As we ride joyously north, Tenny and I touch only briefly upon the quieter and less obnoxious fringes of ‘regular’ tourism, by hopping on a longtail (a slim wooden boat with a long articulated propellor shaft to navigate shallows and reefs) to the island of Koh Jum, an island of perhaps 10 kilometres in length split neatly down the middle between local villages on the east side (better fishing and safer piers) and tourist-dominated beach hut clusters on the west side (better beaches and nicer sunsets).
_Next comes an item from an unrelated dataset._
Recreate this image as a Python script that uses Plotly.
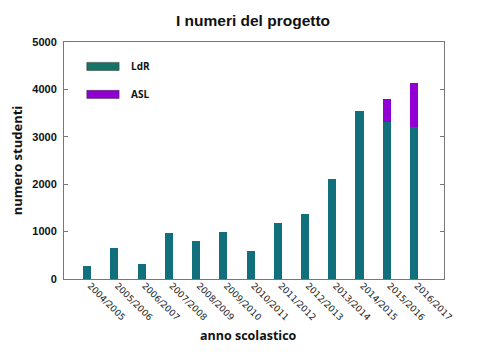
import plotly.graph_objects as go

years = ["2004/2005", "2005/2006", "2006/2007", "2007/2008", "2008/2009", "2009/2010",
         "2010/2011", "2011/2012", "2012/2013", "2013/2014", "2014/2015", "2015/2016", "2016/2017"]
ldr = [280, 650, 310, 970, 800, 1000, 600, 1180, 1380, 2100, 3540, 3320, 3200]
asl = [0, 0, 0, 0, 0, 0, 0, 0, 0, 0, 0, 480, 940]

teal = "#11707c"
purple = "#9000d2"
legend_teal = "#157466"

fig = go.Figure()
fig.add_trace(go.Bar(x=years, y=ldr, name="LdR", marker=dict(color=teal, line=dict(width=0)),
                     width=0.3, showlegend=False))
fig.add_trace(go.Bar(x=years, y=asl, name="ASL", marker=dict(color=purple, line=dict(width=0)),
                     width=0.3, showlegend=False))

# custom legend (wide swatches like the reference)
for i, (name, col) in enumerate([("LdR", legend_teal), ("ASL", purple)]):
    y0 = 0.897 - i * 0.118
    fig.add_shape(type="rect", xref="paper", yref="paper",
                  x0=0.06, x1=0.145, y0=y0 - 0.017, y1=y0 + 0.017,
                  fillcolor=col, line=dict(color="#333333", width=0.5))
    fig.add_annotation(xref="paper", yref="paper", x=0.172, y=y0, text=f"<b>{name}</b>",
                       showarrow=False, xanchor="left", yanchor="middle",
                       font=dict(family="Open Sans", size=10, color="#111111"))

# x-axis title (slightly left of the plot centre, as in the reference)
fig.add_annotation(xref="paper", yref="paper", x=0.485, y=-0.24, text="<b>anno scolastico</b>",
                   showarrow=False, xanchor="center", yanchor="middle",
                   font=dict(family="Open Sans", size=12.5, color="#111111"))

fig.update_layout(
    barmode="stack",
    width=492, height=350,
    margin=dict(l=56, r=56, t=34, b=79),
    paper_bgcolor="white", plot_bgcolor="white",
    title=dict(text="<b>I numeri del progetto</b>", x=0.498, xanchor="center", y=0.963, yanchor="middle",
               font=dict(family="Liberation Sans", size=15.5, color="#111111")),
    xaxis=dict(range=[-0.85, 13.1], tickangle=45, showgrid=False, ticks="", automargin=False,
               showline=True, linecolor="#777777", linewidth=1, mirror=True,
               ticklabelshift=3, ticklabelstandoff=-3,
               tickfont=dict(family="DejaVu Sans", size=9, color="#222222")),
    yaxis=dict(range=[0, 5000], dtick=1000, showgrid=False, ticks="inside", ticklen=4,
               tickcolor="#777777", showline=True, linecolor="#777777", linewidth=1, mirror="ticks",
               tickformat="d", zeroline=False, ticklabelstandoff=4, automargin=False,
               tickfont=dict(family="Liberation Sans", size=11, color="#111111"),
               title=dict(text="<b>numero studenti</b>", standoff=9,
                          font=dict(family="Open Sans", size=13, color="#111111"))),
)
fig.update_yaxes(tickprefix="<b>", ticksuffix="</b>")

fig.write_html("out.html")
There is one hostel, in which we make friends with the staff and are studiously ignored by a steady stream of white twenty-somethings clutching Quechua backpacks who spend day and night staring silently at smartphones and laptops and failing to create any kind of conviviality whatsoever.

Subduing the urge to go on an arse-kicking rampage and throw all the electronic devices into the sea, we retreat to sheltered spots on beaches to read, sketch, rest, and think about how, in a future blog post, the observation that today’s mainstream backpackers appear to be completely self-absorbed and totally shit company might be communicated delicately.

And we have a damn good rest – so much so that we repeat the exercise a week’s ride further north on Koh Chang Noi, where the ‘packers are replaced by ageing German hippies who appear to have arrived in the early ‘70s and never left.

I find myself wanting to thank everyone in Thailand for being so bloody wonderful – but I don’t know how, other than to parrot kap-khun-kap!!! at every opportunity, dragging out the final syllable for as long as possible as if doing so will somehow convey the unusually zealous nature of my gratitude.

So, before relating the very different story of our ill-fated onward journey into Myamnar, I’d like to readdress the original question: is Thailand actually the best cycle touring destination in the world?

Well, I’ve only been here a month, and only in the south, and I hate it when people ask me silly things like ‘what’s your favourite country?’ or ‘how many packets of ramen did you eat?’.

But in this extremely rare – nay, unprecedented – case, I admit that I’m tempted to say, simply, yes, Thailand is indeed the best cycle touring destination in the world, and leave it at that – because the truth so far is that I’ve almost convinced myself it is.